I was solving problems regarding C decision control with logical operators and I encountered a problem which I just cannot understand as the output was not something that I was expecting.

The output is:

w = 1, x = 0, y = 1, z = 1

Answer 1

There's a few things you need to know here:

• Any expression in C that has the value 0 is regarded as false, and any other expression with any other value different than zero is regarded as true.

• The result of boolean logical operators like &&, ||, == etc is always 0 (false) or 1 (true).

• Operator precedence specifies how these expressions are parsed: that is, which operand belongs to which operator. For example in case of y = i||j&&k;, the operator precedence is && (highest) then || then = (lowest). Therefore that expression is equivalent to:

  y = ( i || (j&&k) );

• The logical AND && and OR || operators are some of the few operators in C that have a well-defined order of evaluation. They are guaranteed to be executed from left to right. They are guaranteed to stop evaluation in case only the left operand is all that's needed to tell if the expression will become true or false.

  That's a common beginner FAQ, read all about it here: Is short-circuiting logical operators mandated? And evaluation order?

  For the previous example y = ( i || (j&&k) );, i is the left-most operand of || which is what matters. It is 4, therefore true. true || anything is always true, so the rest of the expression is not evaluated.

Answer 2

w = i||j||k;
x = i&&j&&k;
y = i||j&&k;
z = i&&j||k;

is equivalent to:

w = ((i != 0) || (j != 0)) || (k != 0);

x = ((i != 0) && (j != 0)) && (k != 0);

y = (i != 0) || ((j != 0) && (k != 0));

z = ((i != 0) && (j != 0)) || (k != 0);

---

Some things to note:

1. The value 0 represents false.

2. Any value different from 0 represents logical true.

3. Logical operators returns either true or false.

4. Operators that have the same precedence are bound to their arguments in the direction of their associativity.¹

   The associativity of && is
   from left-to-right. So this statement:

   x = i&&j&&k;
   

   is parsed as:

   x = ((i != 0) && (j != 0)) && (k != 0);
   

5. Remember that && takes precedence over ||. So

   y = i || j && k;
   

   is parsed as:

   y = i || (j && k);
   

   — @Weather Vane

6. The logical-AND operator has type int and the value 1 if both lhs and rhs compare unequal to zero. It has the value ​0​ otherwise (if either lhs or rhs or both compare equal to zero).
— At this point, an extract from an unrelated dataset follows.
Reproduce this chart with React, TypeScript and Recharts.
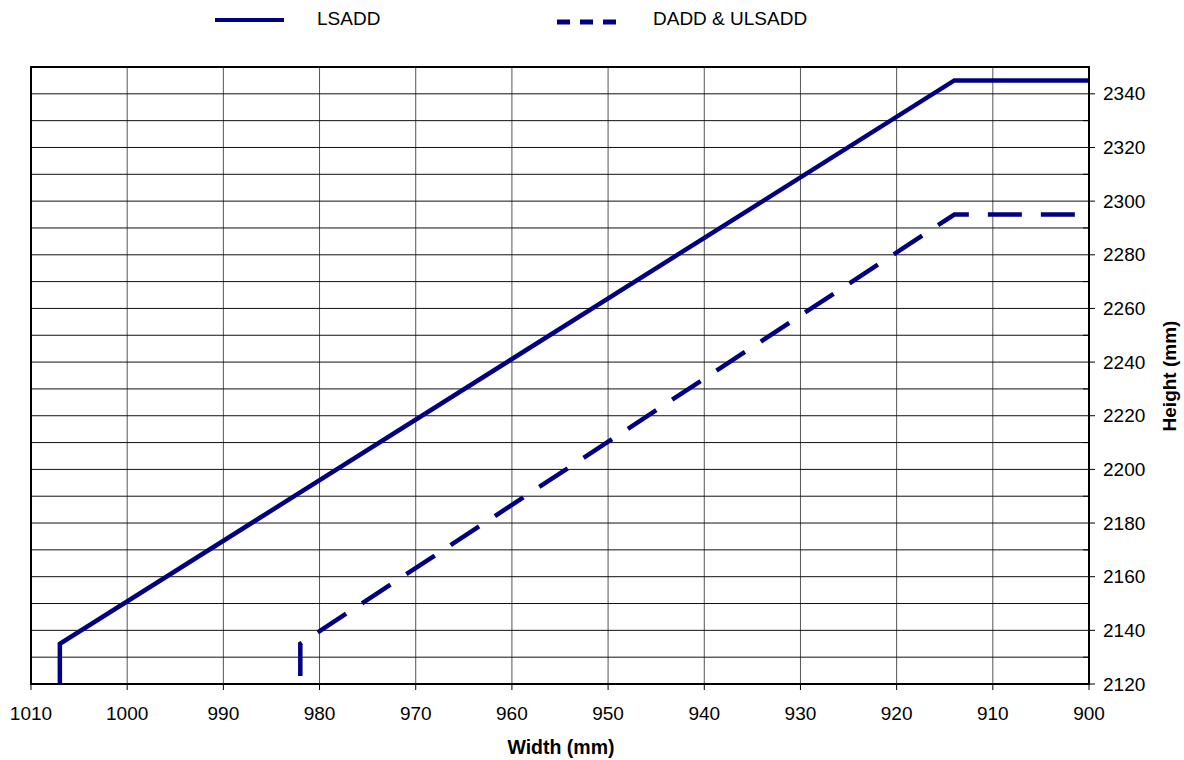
import { CartesianGrid, Label, Legend, Line, LineChart, ReferenceArea, XAxis, YAxis } from 'recharts';

const widthTicks = [1010, 1000, 990, 980, 970, 960, 950, 940, 930, 920, 910, 900];
const heightTicks = [
  2120, 2130, 2140, 2150, 2160, 2170, 2180, 2190, 2200, 2210, 2220, 2230,
  2240, 2250, 2260, 2270, 2280, 2290, 2300, 2310, 2320, 2330, 2340,
];

const lsaddWidth = [1007, 1007, 914, 900];
const lsaddHeight = [2120, 2135, 2345, 2345];
const daddWidth = [982, 982, 914, 900];
const daddHeight = [2123, 2135, 2295, 2295];

const lineColor = '#000080';
const fontFamily = '"Liberation Sans", Arial, sans-serif';

const lsaddData = lsaddWidth.map((w, i) => ({ w, h: lsaddHeight[i] }));
const daddData = daddWidth.map((w, i) => ({ w, h: daddHeight[i] }));

function WidthTick({ x, y, payload }: any) {
  const axisY = y - 8;
  return (
    <g>
      <line x1={x} x2={x} y1={axisY} y2={axisY + 6} stroke="#000" strokeWidth={1} />
      <text x={x} y={axisY + 36} textAnchor="middle" fontSize={19} fontFamily={fontFamily} fill="#000">
        {payload.value}
      </text>
    </g>
  );
}

function HeightTick({ x, y, payload }: any) {
  const axisX = x - 8;
  const labelled = payload.value % 20 === 0;
  return (
    <g>
      <line
        x1={labelled ? axisX : axisX - 6}
        x2={labelled ? axisX + 6 : axisX}
        y1={y}
        y2={y}
        stroke="#000"
        strokeWidth={1}
      />
      {labelled && (
        <text x={axisX + 14} y={y} dy="0.35em" fontSize={19} fontFamily={fontFamily} fill="#000">
          {payload.value}
        </text>
      )}
    </g>
  );
}

function ChartLegend() {
  return (
    <svg width={1184} height={40} style={{ display: 'block' }}>
      <line x1={215} x2={284} y1={20} y2={20} stroke={lineColor} strokeWidth={4} />
      <text x={317} y={25} fontSize={19} fontFamily={fontFamily} fill="#000">LSADD</text>
      <line x1={557} x2={617} y1={22} y2={22} stroke={lineColor} strokeWidth={5} strokeDasharray="13 10" />
      <text x={653} y={25} fontSize={19} fontFamily={fontFamily} fill="#000">DADD &amp; ULSADD</text>
    </svg>
  );
}

export default function App() {
  return (
    <div style={{ position: 'absolute', left: 0, top: 0, width: 1184, height: 760, background: '#fff' }}>
      <LineChart width={1184} height={760} margin={{ top: 27, right: 35, bottom: 46, left: 31 }}>
        <Legend verticalAlign="top" align="left" height={40} content={() => <ChartLegend />} wrapperStyle={{ top: 0, left: 0 }} />
        <CartesianGrid horizontal={false} stroke="#555" strokeWidth={1} />
        <CartesianGrid vertical={false} stroke="#111" strokeWidth={1} />
        <XAxis
          type="number"
          dataKey="w"
          domain={[900, 1010]}
          reversed
          ticks={widthTicks}
          interval={0}
          allowDataOverflow
          height={30}
          axisLine={{ stroke: '#000', strokeWidth: 2 }}
          tickLine={false}
          tick={<WidthTick />}
        >
          <Label
            content={() => (
              <text x={561} y={754} textAnchor="middle" fontSize={19.5} fontWeight="bold" fontFamily={fontFamily} fill="#000">
                Width (mm)
              </text>
            )}
          />
        </XAxis>
        <YAxis
          type="number"
          orientation="right"
          domain={[2120, 2350]}
          ticks={heightTicks}
          interval={0}
          allowDataOverflow
          width={60}
          axisLine={{ stroke: '#000', strokeWidth: 2 }}
          tickLine={false}
          tick={<HeightTick />}
        >
          <Label
            content={() => (
              <text
                x={1169}
                y={376}
                dy="0.35em"
                textAnchor="middle"
                transform="rotate(-90 1169 376)"
                fontSize={19}
                fontWeight="bold"
                fontFamily={fontFamily}
                fill="#000"
              >
                Height (mm)
              </text>
            )}
          />
        </YAxis>
        <ReferenceArea x1={1010} x2={900} y1={2120} y2={2350} fill="none" stroke="#000" strokeWidth={2} ifOverflow="visible" />
        <Line
          data={lsaddData}
          dataKey="h"
          type="linear"
          stroke={lineColor}
          strokeWidth={4.5}
          dot={false}
          activeDot={false}
          isAnimationActive={false}
        />
        <Line
          data={daddData}
          dataKey="h"
          type="linear"
          stroke={lineColor}
          strokeWidth={4.5}
          strokeDasharray="34 19"
          dot={false}
          activeDot={false}
          isAnimationActive={false}
        />
      </LineChart>
    </div>
  );
}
   There is a sequence point after the evaluation of lhs. If the result of lhs compares equal to zero, then rhs is not evaluated at all (so-called short-circuit evaluation).²

7. The logical-OR operator has type int and the value 1 if either lhs or rhs compare unequal to zero. It has value ​0​ otherwise (if both lhs and rhs compare equal to zero).

   There is a sequence point after the evaluation of lhs. If the result of lhs compares unequal to zero, then rhs is not evaluated at all (so-called short-circuit evaluation).³

[1] - [2] - [3] — cppreference.com